There are lots of folks who think the same way.
Although the Metropolitan Council strives to concentrate as much growth as possible in the older, built-up areas of the Twin Cities, its own surveys consistently prove that even metro Minnesotans have a profound hankering for rural and small-town life. If folks could live where they'd ideally chose to, council analysts conceded in their most recent report, "the result would be a large exodus from the suburbs, a smaller shift out of the central cities, and a doubling of the region's rural population."
To some extent, that's happening. Douglas Stokes, media research director at the Campbell Mithun ad agency in Minneapolis, deserted Edina for the countryside between Northfield and Faribault. The product of a small-town upbringing, he and his wife adopted two girls from China and wanted to bring them up in small-town America.
His 6 a.m. commute, aimed at beating peak rush hour, is long by local standards, he said, but normal in larger cities.
"We're getting more big-city," he said. "It's very doable. We like it here. No, we love it."
The price to be paid
But Ardner, the mayor of Mora, sees the stresses that creates. "Truth is, we'd love to have a four-lane road up here," he said. "If you know anyone whose arm we can twist, we'd love to hear about it."
But that's just it, said Johnson. What people do in their own lives to save money, finding a cheaper home farther out, creates costs for society.
"The public massively subsidizes all of this," he said. The cost of adding lanes in Mora, for instance, would be averaged out across all users, even those driving a lot less. "Just imagine what would happen if we charged people what it costs to live this far away. That's sort of behind a growing inclination, in Minnesota and elsewhere, to think about taxing mileage rather than fuel, to really calibrate how much you're using the roads."

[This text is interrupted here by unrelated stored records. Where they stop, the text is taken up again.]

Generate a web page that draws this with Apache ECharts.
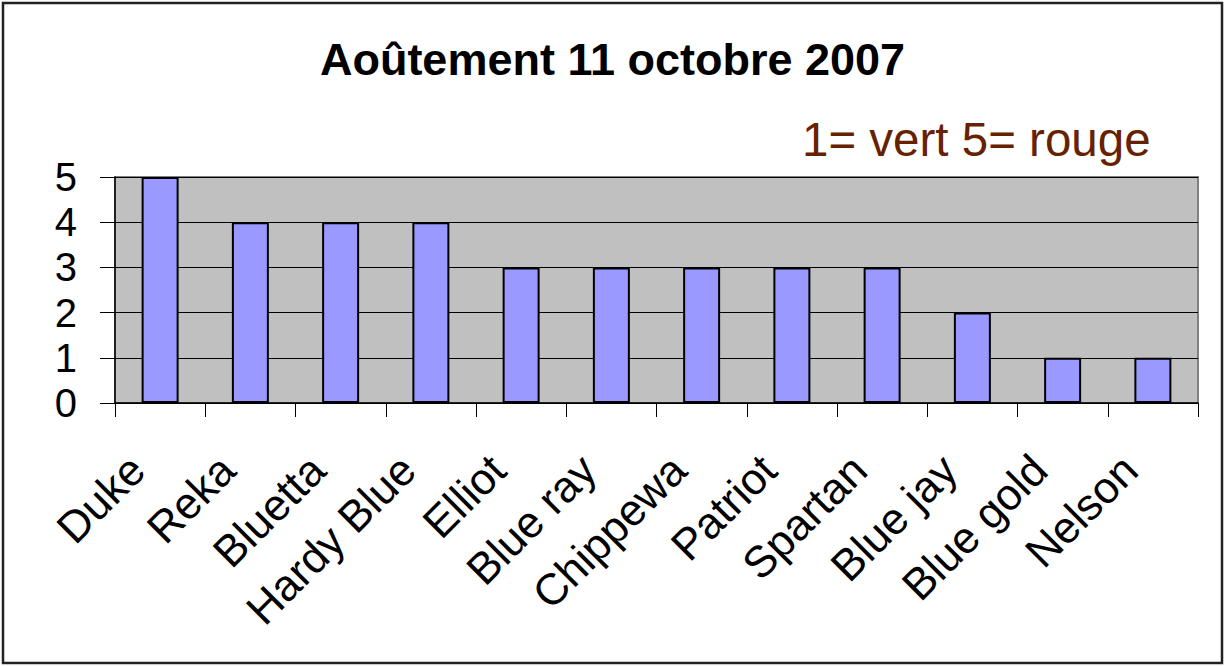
<!DOCTYPE html>
<html>
<head>
<meta charset="utf-8">
<script src="https://cdn.jsdelivr.net/npm/echarts@6/dist/echarts.min.js"></script>
<style>
  html, body { margin: 0; padding: 0; background: #fff; }
  #chart { width: 1225px; height: 666px; }
</style>
</head>
<body>
<div id="chart"></div>
<script>
var categories = ['Duke', 'Reka', 'Bluetta', 'Hardy Blue', 'Elliot', 'Blue ray', 'Chippewa', 'Patriot', 'Spartan', 'Blue jay', 'Blue gold', 'Nelson'];
var scores = [5, 4, 4, 4, 3, 3, 3, 3, 3, 2, 1, 1];
var titleText = 'Aoûtement 11 octobre 2007';
var noteText = '1= vert 5= rouge';

var font = 'Liberation Sans, Arial, sans-serif';
var chart = echarts.init(document.getElementById('chart'), null, { renderer: 'svg' });

chart.setOption({
  animation: false,
  title: [{
    text: titleText,
    left: 'center',
    top: 32,
    textStyle: { fontFamily: font, fontSize: 45, fontWeight: 'bold', color: '#000' }
  }, {
    text: noteText,
    left: 797,
    top: 110,
    textStyle: { fontFamily: font, fontSize: 47.5, fontWeight: 'normal', color: '#662200' }
  }],
  graphic: [{
    type: 'rect',
    shape: { x: 3, y: 3, width: 1219, height: 660 },
    style: { fill: 'none', stroke: '#222', lineWidth: 2.5 },
    silent: true
  }],
  grid: {
    left: 115, right: 27, top: 177, bottom: 263,
    show: true,
    backgroundColor: '#C0C0C0',
    borderColor: '#808080',
    borderWidth: 2
  },
  xAxis: {
    type: 'category',
    data: categories,
    axisLine: { lineStyle: { color: '#000', width: 1.5 } },
    axisTick: { show: true, length: 14, lineStyle: { color: '#000' } },
    axisLabel: {
      rotate: 45,
      margin: 36,
      padding: [0, 33, 0, 0],
      interval: 0,
      fontFamily: font,
      fontSize: 44,
      color: '#000'
    }
  },
  yAxis: {
    type: 'value',
    min: 0,
    max: 5,
    interval: 1,
    axisLine: { show: true, lineStyle: { color: '#000', width: 1.5 } },
    axisTick: { show: true, length: 15, lineStyle: { color: '#000' } },
    splitLine: { lineStyle: { color: '#000', width: 1 } },
    axisLabel: { margin: 38, fontFamily: font, fontSize: 40, color: '#000' }
  },
  series: [{
    type: 'bar',
    data: scores,
    barWidth: 37,
    itemStyle: { color: '#9999FF', borderColor: '#000', borderWidth: 2 }
  }]
});
</script>
</body>
</html>
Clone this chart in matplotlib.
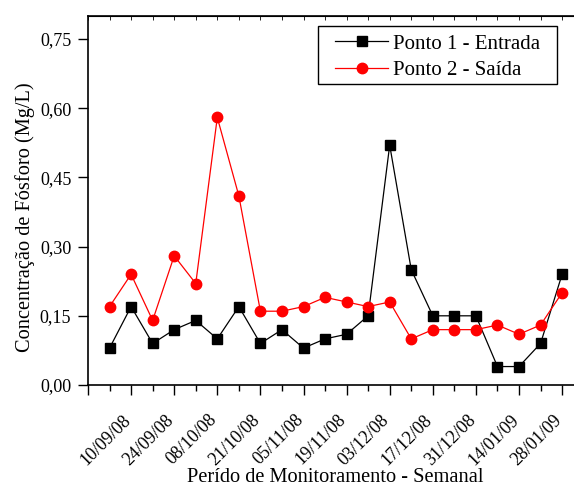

Gov. Tim Pawlenty has talked of moving toward what he calls a "fuel-neutral mileage charge," partly because new technologies such as electric cars will make it harder to collect revenue from road users. Six states are taking part over the next two years in a major study aimed at experimenting with using onboard computers to gauge roadway use and charge drivers accordingly.
Many megacommuters, partly in response to the cost of gas, are making big adjustments. Toni Roy, coming in from Claremont, in Dodge County, to Bloomington, often stays with her folks overnight. Davis, the Mora commuter who gets but an hour at home at night before turning in, works 10-hour shifts four days a week so she doesn't have to drive in on Wednesdays, and sometimes trades homes with her city-based sister. She hops an express bus in Blaine many mornings, letting the driver deal with the stress of the trip's most-congested stretch.
"I will tell you," she said, "the hardest time is morning -- getting up and awake."
Working the phones in a back-office job all day, she skips the makeup and is practical with clothes.
"That's about it," she announces at 5:10 a.m., having dressed in what seems like seconds. "I can't be a 'fashionista' here; I just have to be a 'get-up-and-go-to-work' type person."